Increasingly, emotion regulation is identified as a critical task of early childhood. Children who enter kindergarten or first grade emotionally well-regulated often experience few social or behavioral problems with this developmental transition; emotionally well-regulated children are able to focus attention on academic demands and to resolve peer conflicts autonomously. In contrast, children who enter school unable to control angry emotions may be at increased risk for social and emotional problems throughout childhood and adolescence. Dr. Laura Scaramella investigates the expectation that during the preschool years, children's propensity towards angry emotional reactivity interferes with their development of competent emotion regulation by disrupting parenting. First, the intense emotional arousal associated with angry reactions may be more difficult for children to regulate on their own. Second, children's unregulated anger likely evokes similar angry responses from parents, or harsh parenting reactions that further interfere with children's ability to regulate emotional arousal.
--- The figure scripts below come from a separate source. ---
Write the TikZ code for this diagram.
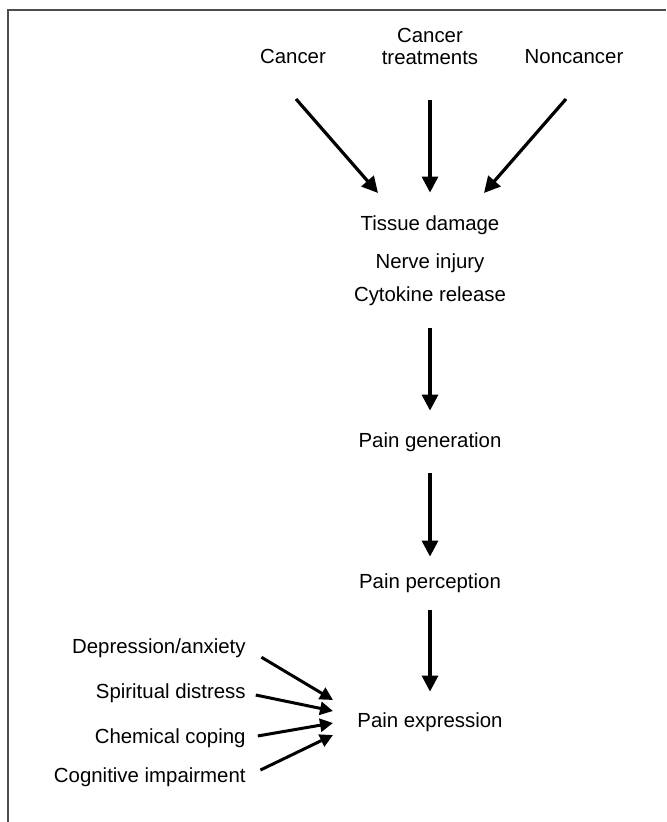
\documentclass[tikz,border=0pt]{standalone}
\usepackage{fontspec}
\setmainfont{Liberation Sans}
\usetikzlibrary{arrows.meta}

\begin{document}
\begin{tikzpicture}[x=0.5pt,y=-0.5pt,
 lbl/.style={inner sep=0pt,anchor=base,font=\fontsize{10.2}{11}\selectfont,text height=7pt,text depth=2pt},
 arr/.style={line width=1.6pt,-{Triangle[length=8pt,width=8pt]}},
 sarr/.style={line width=1.5pt,-{Triangle[length=6.5pt,width=6.5pt]}}]
 \useasboundingbox (0,0) rectangle (666,822);
 \draw[line width=1pt,black!70] (666,10)--(8,10)--(8,822); %枠
 % 上段
 \node[lbl] (cancer) at (293,64) {Cancer};
 \node[inner sep=0pt,anchor=north,align=center,font=\fontsize{10.2}{11}\selectfont] (treat) at (430,28) {Cancer\\treatments};
 \node[lbl] (noncancer) at (574,64) {Noncancer};
 \coordinate (cancerout) at (296,99); %矢印の始点
 \coordinate (nonout) at (566,99);
 \coordinate (tipL) at (378,193); %矢印の先
 \coordinate (tipR) at (484,193);
 % 中央の列
 \node[lbl] (tissue) at (430,231) {Tissue damage};
 \node[lbl] (nerve) at (430,269) {Nerve injury};
 \node[lbl] (cytokine) at (430,302) {Cytokine release};
 \node[lbl] (generation) at (430,447) {Pain generation};
 \node[lbl] (perception) at (430,588) {Pain perception};
 \node[lbl] (expression) at (430,727) {Pain expression};
 % 左側
 \node[lbl,anchor=base east] (depression) at (246,653) {Depression/anxiety};
 \node[lbl,anchor=base east] (spiritual) at (246,698) {Spiritual distress};
 \node[lbl,anchor=base east] (chemical) at (246,743) {Chemical coping};
 \node[lbl,anchor=base east] (cognitive) at (246,782) {Cognitive impairment};
 \coordinate (t1) at (333,700);
 \coordinate (t2) at (333,711);
 \coordinate (t3) at (333,723);
 \coordinate (t4) at (333,735);
 % 矢印
 \draw[arr] (cancerout)--(tipL);
 \draw[arr,shorten <=17.5pt,shorten >=12pt] (treat)--(tissue);
 \draw[arr] (nonout)--(tipR);
 \draw[arr,shorten <=11pt,shorten >=11pt] (cytokine)--(generation);
 \draw[arr,shorten <=11pt,shorten >=8.5pt] (generation)--(perception);
 \draw[arr,shorten <=9pt,shorten >=10.5pt] (perception)--(expression);
 \draw[sarr,shorten <=9pt] (depression.east)--(t1);
 \draw[sarr,shorten <=5pt] (spiritual.east)--(t2);
 \draw[sarr,shorten <=6pt] (chemical.east)--(t3);
 \draw[sarr,shorten <=8pt] (cognitive.east)--(t4);
\end{tikzpicture}
\end{document}
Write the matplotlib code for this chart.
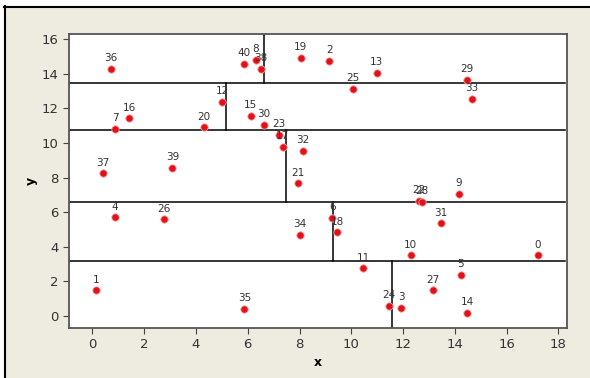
import matplotlib.pyplot as plt
from matplotlib.lines import Line2D

# point ids and coordinates
ids = [36, 40, 8, 38, 19, 2, 13, 25, 29, 33, 12, 16, 7, 20, 15, 30, 23, 17, 32,
       37, 39, 21, 4, 26, 34, 6, 18, 22, 28, 9, 31, 10, 0, 11, 5, 27, 24, 3, 14, 1, 35]
xs = [0.72, 5.87, 6.32, 6.50, 8.05, 9.15, 10.98, 10.07, 14.47, 14.66, 5.02, 1.43, 0.88,
      4.32, 6.12, 6.63, 7.20, 7.36, 8.12, 0.40, 3.09, 7.93, 0.88, 2.78, 8.02, 9.27, 9.45,
      12.62, 12.72, 14.15, 13.47, 12.29, 17.20, 10.46, 14.22, 13.15, 11.44, 11.93, 14.47,
      0.13, 5.87]
ys = [14.27, 14.56, 14.79, 14.27, 14.90, 14.75, 14.06, 13.11, 13.65, 12.54, 12.38, 11.42,
      10.82, 10.90, 11.57, 11.05, 10.48, 9.76, 9.53, 8.24, 8.57, 7.66, 5.70, 5.59, 4.68,
      5.66, 4.85, 6.65, 6.60, 7.07, 5.37, 3.52, 3.52, 2.77, 2.37, 1.50, 0.60, 0.48, 0.19,
      1.50, 0.42]

# partition lines
h_cuts = [13.46, 10.75, 6.57, 3.18]
v_cuts = [6.64, 5.17, 7.49, 9.31, 11.57]
v_lo = [13.46, 10.75, 6.57, 3.18, -0.69]
v_hi = [16.27, 13.46, 10.75, 6.57, 3.18]

xmin, xmax = -0.9, 18.34
ymin, ymax = -0.69, 16.27
bg = '#EEEBE1'

fig = plt.figure(figsize=(5.9, 3.78), dpi=100)
fig.patch.set_facecolor('white')

# outer panel with dark left/top border
fig.patches.append(plt.Rectangle((4 / 590, 0), 1, 1 - 6 / 378, transform=fig.transFigure,
                                 facecolor=bg, edgecolor='none', zorder=-2))
fig.lines.append(Line2D([4.5 / 590, 4.5 / 590], [0, 1 - 6 / 378], transform=fig.transFigure,
                        color='black', lw=1.5))
fig.lines.append(Line2D([4 / 590, 1], [1 - 6.5 / 378, 1 - 6.5 / 378], transform=fig.transFigure,
                        color='black', lw=1.5))

ax = fig.add_axes([69 / 590, 1 - 328 / 378, (567.3 - 69) / 590, (328 - 34.3) / 378])
ax.set_facecolor('white')

for y in h_cuts:
    ax.plot([xmin, 18.24], [y, y], color='black', lw=1.1, zorder=2)
for x, lo, hi in zip(v_cuts, v_lo, v_hi):
    ax.plot([x, x], [lo, hi], color='black', lw=1.1, zorder=2)

ax.scatter(xs, ys, s=28, color='#E3101A', edgecolors='#F6A0A0', linewidths=0.6, zorder=3)
for i, x, y in zip(ids, xs, ys):
    ax.annotate(str(i), (x, y), xytext=(0, 4), textcoords='offset points',
                ha='center', va='bottom', fontsize=7.5, color='#333333', zorder=4)

ax.set_xlim(xmin, xmax)
ax.set_ylim(ymin, ymax)
ax.set_xticks(range(0, 19, 2))
ax.set_yticks(range(0, 17, 2))
ax.tick_params(direction='out', length=4, labelsize=9.5, colors='#444444', labelcolor='#333333')
for s in ax.spines.values():
    s.set_color('#555555')
    s.set_linewidth(1.3)
ax.set_xlabel('x', fontsize=9, fontweight='bold', labelpad=3)
ax.set_ylabel('y', fontsize=9, fontweight='bold', labelpad=3)

plt.savefig('out.png', dpi=100, facecolor=fig.get_facecolor())
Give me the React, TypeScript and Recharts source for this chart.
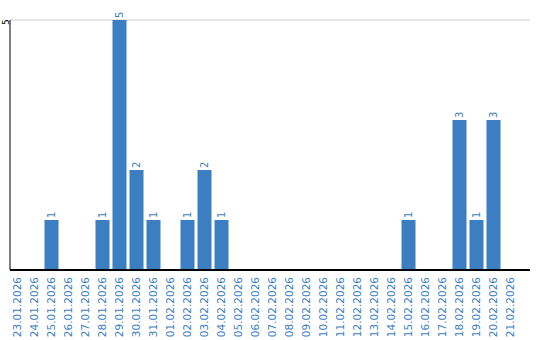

Failing to learn how to regulate angry emotional arousal during early childhood leaves children unprepared to cope with interpersonal conflicts in socially accepted ways upon entry into school.
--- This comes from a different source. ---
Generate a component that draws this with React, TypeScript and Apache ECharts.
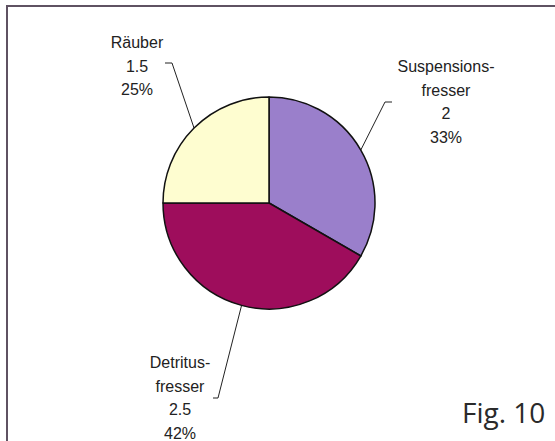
import React, { useEffect, useRef } from "react";
import * as echarts from "echarts";

const categories = ["Suspensionsfresser", "Detritusfresser", "Räuber"];
const labelNames = ["Suspensions-\nfresser", "Detritus-\nfresser", "Räuber"];
const values = [2, 2.5, 1.5];
const colors = ["#9a7fcb", "#9e0d5c", "#fefdd0"];

// label placement (layout only)
const labelPos = [
  { x: 446, y: 102, elbow: [385, 102], end: [392, 102] },
  { x: 180, y: 398, elbow: [218, 398], end: [213, 398] },
  { x: 137, y: 66, elbow: [172, 63], end: [165, 63] },
];

export default function App() {
  const ref = useRef<HTMLDivElement>(null);
  useEffect(() => {
    if (!ref.current) return;
    const chart = echarts.init(ref.current, undefined, { renderer: "svg" });
    const cx = 269, cy = 203, r = 106;
    chart.setOption({
      animation: false,
      backgroundColor: "#ffffff",
      graphic: [
        {
          type: "rect",
          shape: { x: 7, y: 6, width: 570, height: 460 },
          style: { fill: "none", stroke: "#5f5262", lineWidth: 2 },
          silent: true,
          z: 0,
        },
        {
          type: "text",
          left: 462,
          top: 398,
          style: {
            text: "Fig. 10",
            font: '28px "Open Sans"',
            fill: "#2a2a2a",
          },
        },
      ],
      series: [
        {
          type: "pie",
          center: [cx, cy],
          radius: r,
          startAngle: 90,
          clockwise: true,
          percentPrecision: 0,
          itemStyle: { borderColor: "#111", borderWidth: 1.5 },
          label: {
            show: true,
            position: "outside",
            formatter: (p: any) => `${labelNames[p.dataIndex]}\n${p.value}\n${p.percent}%`,
            fontFamily: '"Liberation Sans", Arial, sans-serif',
            fontSize: 16,
            lineHeight: 23.5,
            color: "#222",
            align: "center",
          },
          labelLine: { show: true, lineStyle: { color: "#222", width: 1 } },
          labelLayout: (params: any) => {
            const i = params.dataIndex;
            const lp = labelPos[i];
            let p0 = params.labelLinePoints && params.labelLinePoints[0];
            if (!p0) {
              const cum = values.slice(0, i).reduce((a, b) => a + b, 0);
              const tot = values.reduce((a, b) => a + b, 0);
              const mid = ((cum + values[i] / 2) / tot) * Math.PI * 2;
              p0 = [cx + r * Math.sin(mid), cy - r * Math.cos(mid)];
            }
            return {
              x: lp.x,
              y: lp.y,
              align: "center",
              verticalAlign: "middle",
              labelLinePoints: [p0, lp.elbow, lp.end],
            };
          },
          data: categories.map((name, i) => ({
            name,
            value: values[i],
            itemStyle: { color: colors[i] },
          })),
        },
      ],
    });
    return () => chart.dispose();
  }, []);
  return (
    <div
      ref={ref}
      style={{ position: "absolute", left: 0, top: 0, width: 555, height: 441 }}
    />
  );
}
Previous research studying children's development of emotion regulation has relied on well-educated, middle-class samples. Economically disadvantaged children are over-identified in terms of emotion regulation problems (e.g., externalizing problems), yet understudied in terms of social interactional processes affecting the acquisition of regulatory competence. Prospectively collected data from Head Start preschool children, their mothers, and younger siblings over 2 years will be used to test the expectation that harsh parenting and children's emotional reactivity interact to affect children's acquisition of emotion regulation. Specifically, emotionally reactive parenting (i.e., harsh parenting) and emotionally reactive child behavior (e.g., difficult temperament) lead to emotional dysregulation in children through reciprocal interactive processes. This study examines the previously untested notion that children generalize emotion regulatory strategies learned during interactions with mothers and siblings to peer interactions, leaving them vulnerable to emotional, behavioral, and academic problems upon entry to school.
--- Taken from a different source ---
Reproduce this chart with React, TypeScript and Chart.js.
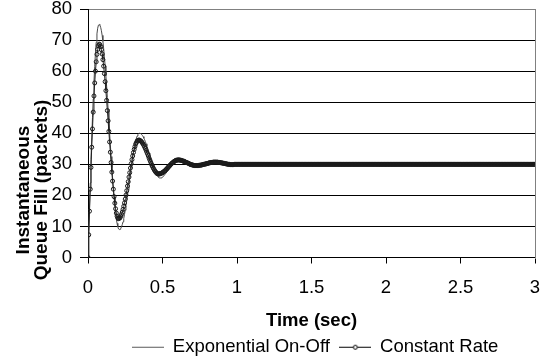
import React, { useEffect, useRef } from "react";
import { Chart, registerables } from "chart.js";

Chart.register(...registerables);

const FONT = "'Liberation Sans', Arial, Helvetica, sans-serif";

const seriesNames = ["Exponential On-Off", "Constant Rate"];
const xTitle = "Time (sec)";
const yTitleLines = ["Instantaneous", "Queue Fill (packets)"];
const xTickValues = [0, 0.5, 1, 1.5, 2, 2.5, 3];
const yTickValues = [0, 10, 20, 30, 40, 50, 60, 70, 80];

// Constant Rate: samples every 0.005 s from 0 to 1.0 s
const constantRateEarlyStart = 0;
const constantRateEarlyStep = 0.005;
const constantRateEarly = [
  0, 7.3, 14.9, 22.0, 29.0, 35.5, 41.4, 46.8, 52.0, 56.2, 60.0, 63.0, 65.4, 67.0, 68.2, 68.7,
  68.5, 67.9, 66.9, 65.5, 63.7, 61.6, 59.2, 56.6, 53.7, 50.6, 47.3, 44.0, 40.6, 37.2, 33.9, 30.6,
  27.5, 24.6, 22.0, 19.6, 17.5, 15.7, 14.3, 13.3, 12.7, 12.5,
  12.6, 12.8, 13.3, 13.9, 14.6, 15.5, 16.5, 17.6, 18.8, 20.1, 21.5, 23.0, 24.4, 25.9, 27.3, 28.8,
  30.2, 31.5, 32.7, 33.8, 34.8, 35.7, 36.5, 37.0, 37.5, 37.7, 37.8,
  37.8, 37.6, 37.5, 37.2, 36.9, 36.5, 36.1, 35.6, 35.1, 34.5, 33.9, 33.3, 32.7, 32.0, 31.4, 30.8,
  30.2, 29.6, 29.1, 28.6, 28.2, 27.8, 27.5, 27.2, 27.0, 26.9, 26.9,
  26.9, 27.0, 27.1, 27.2, 27.3, 27.5, 27.7, 27.9, 28.1, 28.4, 28.6, 28.9, 29.2, 29.4, 29.7, 29.9,
  30.2, 30.4, 30.6, 30.8, 31.0, 31.1, 31.3, 31.3, 31.4, 31.4,
  31.4, 31.4, 31.3, 31.3, 31.2, 31.1, 31.0, 31.0, 30.8, 30.7, 30.6, 30.5, 30.4, 30.3, 30.2, 30.0,
  29.9, 29.9, 29.8, 29.7, 29.7, 29.6, 29.6, 29.6,
  29.6, 29.6, 29.6, 29.7, 29.7, 29.7, 29.8, 29.8, 29.9, 30.0, 30.0, 30.1, 30.1, 30.2, 30.3, 30.3,
  30.4, 30.5, 30.5, 30.6, 30.6, 30.6, 30.7, 30.7, 30.7, 30.7,
  30.7, 30.7, 30.7, 30.6, 30.6, 30.6, 30.5, 30.5, 30.4, 30.4, 30.3, 30.3, 30.2, 30.2, 30.1, 30.1,
  30.0, 30.0, 30.0, 29.9, 29.9, 29.9, 29.9, 29.9, 30.0, 30.0, 30.0, 30.0, 30.0,
];

// Constant Rate: samples every 0.005 s from 1.005 to 3.0 s
const constantRateLateStart = 1.005;
const constantRateLateStep = 0.005;
const constantRateLate = [
  30, 30, 30, 30, 30, 30, 30, 30, 30, 30, 30, 30, 30, 30, 30, 30, 30, 30, 30, 30,
  30, 30, 30, 30, 30, 30, 30, 30, 30, 30, 30, 30, 30, 30, 30, 30, 30, 30, 30, 30,
  30, 30, 30, 30, 30, 30, 30, 30, 30, 30, 30, 30, 30, 30, 30, 30, 30, 30, 30, 30,
  30, 30, 30, 30, 30, 30, 30, 30, 30, 30, 30, 30, 30, 30, 30, 30, 30, 30, 30, 30,
  30, 30, 30, 30, 30, 30, 30, 30, 30, 30, 30, 30, 30, 30, 30, 30, 30, 30, 30, 30,
  30, 30, 30, 30, 30, 30, 30, 30, 30, 30, 30, 30, 30, 30, 30, 30, 30, 30, 30, 30,
  30, 30, 30, 30, 30, 30, 30, 30, 30, 30, 30, 30, 30, 30, 30, 30, 30, 30, 30, 30,
  30, 30, 30, 30, 30, 30, 30, 30, 30, 30, 30, 30, 30, 30, 30, 30, 30, 30, 30, 30,
  30, 30, 30, 30, 30, 30, 30, 30, 30, 30, 30, 30, 30, 30, 30, 30, 30, 30, 30, 30,
  30, 30, 30, 30, 30, 30, 30, 30, 30, 30, 30, 30, 30, 30, 30, 30, 30, 30, 30, 30,
  30, 30, 30, 30, 30, 30, 30, 30, 30, 30, 30, 30, 30, 30, 30, 30, 30, 30, 30, 30,
  30, 30, 30, 30, 30, 30, 30, 30, 30, 30, 30, 30, 30, 30, 30, 30, 30, 30, 30, 30,
  30, 30, 30, 30, 30, 30, 30, 30, 30, 30, 30, 30, 30, 30, 30, 30, 30, 30, 30, 30,
  30, 30, 30, 30, 30, 30, 30, 30, 30, 30, 30, 30, 30, 30, 30, 30, 30, 30, 30, 30,
  30, 30, 30, 30, 30, 30, 30, 30, 30, 30, 30, 30, 30, 30, 30, 30, 30, 30, 30, 30,
  30, 30, 30, 30, 30, 30, 30, 30, 30, 30, 30, 30, 30, 30, 30, 30, 30, 30, 30, 30,
  30, 30, 30, 30, 30, 30, 30, 30, 30, 30, 30, 30, 30, 30, 30, 30, 30, 30, 30, 30,
  30, 30, 30, 30, 30, 30, 30, 30, 30, 30, 30, 30, 30, 30, 30, 30, 30, 30, 30, 30,
  30, 30, 30, 30, 30, 30, 30, 30, 30, 30, 30, 30, 30, 30, 30, 30, 30, 30, 30, 30,
  30, 30, 30, 30, 30, 30, 30, 30, 30, 30, 30, 30, 30, 30, 30, 30, 30, 30, 30, 30,
];

// Exponential On-Off: samples every 0.005 s from 0 to 0.5 s
const exponentialEarlyStart = 0;
const exponentialEarlyStep = 0.005;
const exponentialEarly = [
  0, 8.0, 16.0, 24.0, 31.5, 38.5, 45.0, 51.0, 56.5, 61.5, 65.8, 69.3, 72.0, 73.8, 74.8, 75.0,
  74.8, 74.1, 73.0, 71.5, 69.6, 67.3, 64.6, 61.7, 58.5, 55.1, 51.5, 47.7, 43.9, 40.1, 36.3, 32.5,
  28.9, 25.5, 22.3, 19.4, 16.7, 14.4, 12.5, 11.0, 9.9, 9.2, 9.0,
  9.1, 9.4, 9.9, 10.6, 11.5, 12.6, 13.9, 15.2, 16.8, 18.4, 20.1, 21.8, 23.6, 25.4, 27.2, 28.9,
  30.6, 32.3, 33.8, 35.1, 36.4, 37.5, 38.4, 39.1, 39.6, 39.9, 40.0,
  40.0, 39.8, 39.6, 39.3, 38.9, 38.4, 37.9, 37.3, 36.6, 35.9, 35.2, 34.4, 33.6, 32.8, 32.0, 31.2,
  30.4, 29.7, 29.0, 28.3, 27.7, 27.2, 26.7, 26.3, 26.0, 25.8, 25.6, 25.6,
  25.6, 25.7, 25.8,
];

// Exponential On-Off: samples every 0.05 s from 0.55 to 3.0 s
const exponentialLateStart = 0.55;
const exponentialLateStep = 0.05;
const exponentialLate = [
  28.7, 31.6, 31.4, 30.1, 29.4, 29.8, 30.4, 30.5, 30.3, 30.0, 29.9,
  30, 30, 30, 30, 30, 30, 30, 30, 30, 30, 30, 30, 30, 30, 30, 30, 30, 30, 30, 30,
  30, 30, 30, 30, 30, 30, 30, 30, 30,
];

function toPoints(start: number, step: number, values: number[]) {
  return values.map((y, i) => ({ x: Math.round((start + i * step) * 10000) / 10000, y }));
}

function makeLegendIcon(color: string, marker: boolean) {
  const c = document.createElement("canvas");
  c.width = 32;
  c.height = 8;
  const g = c.getContext("2d")!;
  g.strokeStyle = color;
  g.lineWidth = 1;
  g.beginPath();
  g.moveTo(0, 4.5);
  g.lineTo(32, 4.5);
  g.stroke();
  if (marker) {
    g.beginPath();
    g.arc(16, 4.5, 2, 0, Math.PI * 2);
    g.fillStyle = "#ffffff";
    g.fill();
    g.stroke();
  }
  return c;
}

const plotFramePlugin = {
  id: "plotFrame",
  beforeDatasetsDraw(chart: any) {
    const { ctx, chartArea } = chart;
    ctx.save();
    ctx.strokeStyle = "#808080";
    ctx.lineWidth = 1;
    ctx.beginPath();
    const x = Math.round(chartArea.right) + 0.5;
    ctx.moveTo(x, Math.round(chartArea.top));
    ctx.lineTo(x, Math.round(chartArea.bottom) + 1);
    ctx.stroke();
    ctx.restore();
  },
};

const yTitlePlugin = {
  id: "yTitleLines",
  afterDraw(chart: any) {
    const { ctx } = chart;
    ctx.save();
    ctx.translate(0, 190);
    ctx.rotate(-Math.PI / 2);
    ctx.font = `bold 19px ${FONT}`;
    ctx.fillStyle = "#000";
    ctx.textAlign = "center";
    ctx.textBaseline = "middle";
    ctx.fillText(yTitleLines[0], 0, 24);
    ctx.fillText(yTitleLines[1], 0, 42);
    ctx.restore();
  },
};

const legendShiftPlugin = {
  id: "legendShift",
  afterLayout(chart: any) {
    const l = chart.legend;
    if (l) {
      l.left += 4;
      l.right += 4;
    }
  },
};

export default function App() {
  const ref = useRef<HTMLCanvasElement | null>(null);

  useEffect(() => {
    document.body.style.margin = "0";
    const canvas = ref.current;
    if (!canvas) return;

    const expIcon = makeLegendIcon("#595959", false);
    const crIcon = makeLegendIcon("#000000", true);

    const chart = new Chart(canvas, {
      type: "line",
      data: {
        datasets: [
          {
            label: seriesNames[0],
            data: [
              ...toPoints(exponentialEarlyStart, exponentialEarlyStep, exponentialEarly),
              ...toPoints(exponentialLateStart, exponentialLateStep, exponentialLate),
            ],
            borderColor: "#4a4a4a",
            borderWidth: 1,
            pointRadius: 0,
            tension: 0,
            order: 2,
          },
          {
            label: seriesNames[1],
            data: [
              ...toPoints(constantRateEarlyStart, constantRateEarlyStep, constantRateEarly),
              ...toPoints(constantRateLateStart, constantRateLateStep, constantRateLate),
            ],
            borderColor: "#222222",
            borderWidth: 1,
            pointRadius: 2,
            pointBorderWidth: 1,
            pointBorderColor: "#1a1a1a",
            pointBackgroundColor: "rgba(0,0,0,0)",
            pointStyle: "circle",
            tension: 0,
            order: 1,
          },
        ],
      },
      options: {
        responsive: false,
        animation: false,
        events: [],
        layout: { padding: { top: 9, right: 12, left: 0, bottom: -2 } },
        plugins: {
          tooltip: { enabled: false },
          legend: {
            position: "bottom",
            fullSize: false,
            labels: {
              usePointStyle: true,
              pointStyleWidth: 31,
              padding: 10,
              color: "#000",
              font: { family: FONT, size: 18.5 },
              generateLabels: (ch: any) => {
                const items = (Chart.defaults.plugins.legend.labels as any).generateLabels(ch);
                items.sort((a: any, b: any) => a.datasetIndex - b.datasetIndex);
                items.forEach((it: any) => {
                  it.pointStyle = it.datasetIndex === 0 ? expIcon : crIcon;
                });
                return items;
              },
            },
          },
        },
        scales: {
          x: {
            type: "linear",
            min: 0,
            max: 3,
            afterBuildTicks: (s: any) => {
              s.ticks = xTickValues.map((v) => ({ value: v }));
            },
            afterFit: (s: any) => {
              s.height = 70;
              s.paddingLeft = 0;
              s.paddingRight = 0;
            },
            grid: {
              display: true,
              drawOnChartArea: false,
              drawTicks: true,
              tickLength: 6,
              color: "#000",
            },
            border: { display: true, color: "#000", width: 1 },
            ticks: {
              color: "#000",
              padding: 13,
              maxRotation: 0,
              font: { family: FONT, size: 18.5 },
              callback: (v: any) => String(v),
            },
            title: {
              display: true,
              text: xTitle,
              color: "#000",
              font: { family: FONT, size: 18.5, weight: "bold" },
              padding: { top: 0, bottom: -4.3 },
            },
          },
          y: {
            type: "linear",
            min: 0,
            max: 80,
            afterBuildTicks: (s: any) => {
              s.ticks = yTickValues.map((v) => ({ value: v }));
            },
            afterFit: (s: any) => {
              s.width = 88;
              s.paddingTop = 0;
              s.paddingBottom = 0;
            },
            grid: {
              color: (c: any) => (c.tick && c.tick.value === 80 ? "#808080" : "#000"),
              tickColor: "#000",
              tickLength: 8,
              lineWidth: 1,
            },
            border: { display: true, color: "#000", width: 1 },
            ticks: {
              color: "#000",
              padding: 8,
              font: { family: FONT, size: 18.5, lineHeight: 1 },
              callback: (v: any) => String(v),
            },
          },
        },
      },
      plugins: [plotFramePlugin, yTitlePlugin, legendShiftPlugin],
    } as any);

    return () => chart.destroy();
  }, []);

  return (
    <div style={{ width: 547, height: 364 }}>
      <canvas ref={ref} width={547} height={364} style={{ display: "block" }} />
    </div>
  );
}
Clarifying processes that lead to emotion dysregulation and understanding the social consequences of unregulated emotion among at-risk children is an important research goal. First, basic developmental process research often relies on low-risk samples (e.g., middle- to upper-class, well-educated families). The current study examines parental influences on children's acquisition of emotion regulation with an at-risk sample. Second, this study has important implications for prevention and intervention efforts. Understanding how parent-child interactions affect children's acquisition and generalization of regulatory efforts may improve the efficacy and accuracy of interventions designed to diminish children's risk for social-emotional problems during childhood.